Karakter Gajah Mada yang selama ini dikenal sebagai tokoh pemersatu Nusantara dalam novel ini digambarkan sebagai seorang patih ambisius yang rela memanfaatkan cinta rajanya (Hayam Wuruk) untuk memenuhi ambisinya mepersatukan Nusantara hingga harus mati-matian memerangi Prabu Lianggabuana dalam tragedi berdarah di Tegal Bubat. Sedangkan Hayam Wuruk sendiri digambarkan sebagai raja boneka yang mudah dipengaruhi oleh Gajah Mada.

Dari segi plot cerita, novel ini disajikan dengan sangat menarik. Nampaknya Novel ini dikerjakan dengan riset yang cukup mendalam, hal ini terbukti dengan gambaran Perang Bubat yang menjadi klimaks cerita yang disajikan dengan seru dan memikat. Deskripsi kota Trowulan – Majapahit disajikan dengan cukup detail seakan mengajak pembacanya berpetualang ke ibukota Majapahit. Novel ini juga memberi pemahaman pada pembacanya terhadap tokoh Dyah Pitaloka dan kaitannya dengan Perang Bubat yang merupakan awal dari redupnya kebesaran Gajah Mada setelah kejadian ini.

Sebagai Novel Sejarah sebenarnya novel ini sangat berpotensi untuk lebih mengangkat lagi budaya Sunda dan Jawa / Majapahit, sayangnya hal ini tidak tereksplorasi dengan baik. Kurangnya sketsa kehidupan sosial masyarakat Sunda dan Majapahit membuat novel ini lebih bernuansa istana-sentris karena hanya mengungkap kejaidan seputar istana Sunda dan Majapahit. Jika saja unsur-unsur sosial dan budaya masyarakat Sunda dan Majapahit terungkap dengan baik novel ini akan menjadi novel sejarah yang gemuk yang akan mengenayngkan pembacanya.

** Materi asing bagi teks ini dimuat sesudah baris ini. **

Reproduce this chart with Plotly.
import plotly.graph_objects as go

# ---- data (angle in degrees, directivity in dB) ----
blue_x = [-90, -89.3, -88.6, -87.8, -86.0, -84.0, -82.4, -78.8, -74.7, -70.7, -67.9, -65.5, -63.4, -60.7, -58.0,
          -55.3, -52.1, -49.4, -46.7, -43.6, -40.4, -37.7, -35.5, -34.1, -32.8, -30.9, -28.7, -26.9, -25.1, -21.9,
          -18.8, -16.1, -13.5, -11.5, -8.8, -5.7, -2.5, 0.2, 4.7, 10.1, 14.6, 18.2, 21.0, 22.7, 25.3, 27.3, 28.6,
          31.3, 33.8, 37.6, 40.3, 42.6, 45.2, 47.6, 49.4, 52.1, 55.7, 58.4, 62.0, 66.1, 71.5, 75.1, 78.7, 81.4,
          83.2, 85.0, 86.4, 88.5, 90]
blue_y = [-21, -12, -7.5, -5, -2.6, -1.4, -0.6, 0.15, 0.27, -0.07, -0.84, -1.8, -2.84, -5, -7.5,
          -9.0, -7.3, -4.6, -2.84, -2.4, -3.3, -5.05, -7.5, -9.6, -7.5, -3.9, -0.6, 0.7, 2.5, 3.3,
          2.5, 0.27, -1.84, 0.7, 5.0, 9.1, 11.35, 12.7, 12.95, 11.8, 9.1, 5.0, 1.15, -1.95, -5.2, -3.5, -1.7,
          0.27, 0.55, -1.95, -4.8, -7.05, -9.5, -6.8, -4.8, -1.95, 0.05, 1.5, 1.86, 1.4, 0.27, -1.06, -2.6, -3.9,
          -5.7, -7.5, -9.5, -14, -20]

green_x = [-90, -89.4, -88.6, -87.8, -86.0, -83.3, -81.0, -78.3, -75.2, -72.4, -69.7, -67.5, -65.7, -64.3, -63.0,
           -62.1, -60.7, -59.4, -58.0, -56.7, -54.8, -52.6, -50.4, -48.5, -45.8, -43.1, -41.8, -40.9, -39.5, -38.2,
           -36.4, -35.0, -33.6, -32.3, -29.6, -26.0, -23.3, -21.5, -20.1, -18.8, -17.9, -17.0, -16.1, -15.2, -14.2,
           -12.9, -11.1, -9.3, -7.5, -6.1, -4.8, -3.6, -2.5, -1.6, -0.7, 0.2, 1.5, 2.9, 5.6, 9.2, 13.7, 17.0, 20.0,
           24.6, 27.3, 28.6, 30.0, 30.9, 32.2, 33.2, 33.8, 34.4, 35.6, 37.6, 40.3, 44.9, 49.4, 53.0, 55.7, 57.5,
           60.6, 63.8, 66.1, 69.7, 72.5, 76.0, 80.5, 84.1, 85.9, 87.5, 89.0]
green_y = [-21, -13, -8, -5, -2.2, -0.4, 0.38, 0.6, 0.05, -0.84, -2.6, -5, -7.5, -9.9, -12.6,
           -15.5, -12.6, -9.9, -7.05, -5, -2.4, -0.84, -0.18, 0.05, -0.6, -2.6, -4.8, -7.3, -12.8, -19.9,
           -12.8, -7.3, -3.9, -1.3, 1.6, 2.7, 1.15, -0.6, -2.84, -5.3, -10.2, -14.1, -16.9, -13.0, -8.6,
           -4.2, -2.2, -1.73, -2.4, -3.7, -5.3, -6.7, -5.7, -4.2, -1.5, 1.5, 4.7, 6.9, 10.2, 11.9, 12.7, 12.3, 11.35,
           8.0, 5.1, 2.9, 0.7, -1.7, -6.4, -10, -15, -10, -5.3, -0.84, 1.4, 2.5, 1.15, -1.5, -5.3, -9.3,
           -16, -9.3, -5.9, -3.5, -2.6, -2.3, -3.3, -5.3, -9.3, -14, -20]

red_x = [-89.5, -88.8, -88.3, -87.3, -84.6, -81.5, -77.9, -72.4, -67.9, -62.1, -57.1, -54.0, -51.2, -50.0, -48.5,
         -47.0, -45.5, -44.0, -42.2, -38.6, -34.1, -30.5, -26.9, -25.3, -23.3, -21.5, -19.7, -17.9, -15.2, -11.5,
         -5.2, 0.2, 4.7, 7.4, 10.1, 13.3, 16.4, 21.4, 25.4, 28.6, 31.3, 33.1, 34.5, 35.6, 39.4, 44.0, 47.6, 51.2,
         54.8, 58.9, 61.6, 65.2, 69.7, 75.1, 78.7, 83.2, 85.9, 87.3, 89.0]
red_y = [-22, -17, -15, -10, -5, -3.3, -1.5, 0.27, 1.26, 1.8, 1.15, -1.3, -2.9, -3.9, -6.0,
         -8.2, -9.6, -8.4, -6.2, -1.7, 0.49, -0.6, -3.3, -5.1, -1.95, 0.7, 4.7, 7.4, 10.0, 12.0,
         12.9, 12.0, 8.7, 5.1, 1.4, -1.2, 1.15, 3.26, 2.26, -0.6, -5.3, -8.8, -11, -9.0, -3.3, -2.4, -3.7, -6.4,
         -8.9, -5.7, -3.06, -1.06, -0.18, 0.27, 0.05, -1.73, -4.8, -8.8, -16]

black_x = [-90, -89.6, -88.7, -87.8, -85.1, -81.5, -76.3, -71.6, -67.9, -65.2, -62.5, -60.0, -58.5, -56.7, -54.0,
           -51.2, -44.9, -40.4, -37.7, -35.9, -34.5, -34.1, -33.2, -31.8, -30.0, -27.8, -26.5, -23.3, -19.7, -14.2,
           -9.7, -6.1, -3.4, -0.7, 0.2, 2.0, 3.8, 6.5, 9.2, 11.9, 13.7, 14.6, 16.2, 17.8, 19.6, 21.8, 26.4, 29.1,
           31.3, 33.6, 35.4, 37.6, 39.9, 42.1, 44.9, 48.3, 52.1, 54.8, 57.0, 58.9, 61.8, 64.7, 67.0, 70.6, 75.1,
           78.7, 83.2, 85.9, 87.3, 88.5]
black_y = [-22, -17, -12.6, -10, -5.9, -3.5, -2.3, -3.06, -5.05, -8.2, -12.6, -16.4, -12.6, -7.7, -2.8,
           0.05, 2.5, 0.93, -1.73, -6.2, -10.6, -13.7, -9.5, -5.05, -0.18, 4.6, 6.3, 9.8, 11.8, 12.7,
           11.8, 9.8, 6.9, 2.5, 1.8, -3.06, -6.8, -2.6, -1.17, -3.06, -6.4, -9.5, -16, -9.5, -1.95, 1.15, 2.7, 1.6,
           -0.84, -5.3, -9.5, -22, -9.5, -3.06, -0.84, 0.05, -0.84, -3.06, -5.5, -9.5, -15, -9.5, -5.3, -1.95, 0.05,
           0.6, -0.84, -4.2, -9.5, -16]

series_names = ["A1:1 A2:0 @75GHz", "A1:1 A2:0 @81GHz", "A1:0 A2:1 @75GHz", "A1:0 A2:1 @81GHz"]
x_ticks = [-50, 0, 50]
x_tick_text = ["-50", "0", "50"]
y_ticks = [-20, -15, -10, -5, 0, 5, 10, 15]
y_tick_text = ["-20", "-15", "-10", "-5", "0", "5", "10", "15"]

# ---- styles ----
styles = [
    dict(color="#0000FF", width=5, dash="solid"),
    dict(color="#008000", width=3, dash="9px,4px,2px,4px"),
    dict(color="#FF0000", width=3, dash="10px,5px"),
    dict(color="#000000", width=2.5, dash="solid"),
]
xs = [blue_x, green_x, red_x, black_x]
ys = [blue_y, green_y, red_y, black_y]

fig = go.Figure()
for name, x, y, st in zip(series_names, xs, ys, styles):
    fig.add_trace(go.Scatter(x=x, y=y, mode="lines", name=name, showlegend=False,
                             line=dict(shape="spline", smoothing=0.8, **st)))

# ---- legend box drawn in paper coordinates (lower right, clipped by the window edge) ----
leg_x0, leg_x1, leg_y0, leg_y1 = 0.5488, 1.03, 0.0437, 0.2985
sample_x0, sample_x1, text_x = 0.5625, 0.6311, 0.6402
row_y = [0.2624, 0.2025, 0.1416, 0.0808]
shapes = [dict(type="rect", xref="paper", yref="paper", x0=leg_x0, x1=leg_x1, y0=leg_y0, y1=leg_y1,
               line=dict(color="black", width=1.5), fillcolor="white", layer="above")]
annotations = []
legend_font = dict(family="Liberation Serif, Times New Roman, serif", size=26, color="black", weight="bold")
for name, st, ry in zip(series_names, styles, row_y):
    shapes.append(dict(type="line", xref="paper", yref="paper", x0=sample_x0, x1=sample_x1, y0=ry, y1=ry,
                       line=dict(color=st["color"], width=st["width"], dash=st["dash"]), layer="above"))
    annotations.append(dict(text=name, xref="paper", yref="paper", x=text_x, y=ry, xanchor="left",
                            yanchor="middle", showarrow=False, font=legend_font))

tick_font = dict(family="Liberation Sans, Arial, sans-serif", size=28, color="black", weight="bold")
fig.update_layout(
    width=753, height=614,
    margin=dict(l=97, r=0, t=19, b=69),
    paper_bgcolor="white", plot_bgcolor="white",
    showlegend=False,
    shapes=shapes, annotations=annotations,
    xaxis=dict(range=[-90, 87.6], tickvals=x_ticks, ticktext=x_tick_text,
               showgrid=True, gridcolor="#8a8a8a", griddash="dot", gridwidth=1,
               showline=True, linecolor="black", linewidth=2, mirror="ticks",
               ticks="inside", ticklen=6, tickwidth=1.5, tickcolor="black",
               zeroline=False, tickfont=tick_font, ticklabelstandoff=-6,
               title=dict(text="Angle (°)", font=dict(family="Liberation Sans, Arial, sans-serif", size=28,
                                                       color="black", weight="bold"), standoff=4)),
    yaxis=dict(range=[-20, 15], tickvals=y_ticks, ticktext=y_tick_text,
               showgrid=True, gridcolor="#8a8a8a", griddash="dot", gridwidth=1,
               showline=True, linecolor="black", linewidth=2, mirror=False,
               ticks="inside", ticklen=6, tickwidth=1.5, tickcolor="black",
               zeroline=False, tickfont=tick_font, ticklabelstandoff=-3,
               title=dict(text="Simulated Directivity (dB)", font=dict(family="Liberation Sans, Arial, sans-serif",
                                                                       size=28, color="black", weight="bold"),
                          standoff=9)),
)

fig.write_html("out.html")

Namun terlepas hal-hal diatas novel perdana Hermawan Aksan ini patut dihargai setinggi-setingginya karena bagaimanapun novel ini mengungkap sepenggal peristiwa sejarah yang mungkin sudah terlupakan dan hanya ditemui dalam buku-buku teks sejarah kedalam sebuah novel yang memikat dan memiliki tingkat keterbacaan yang tinggi.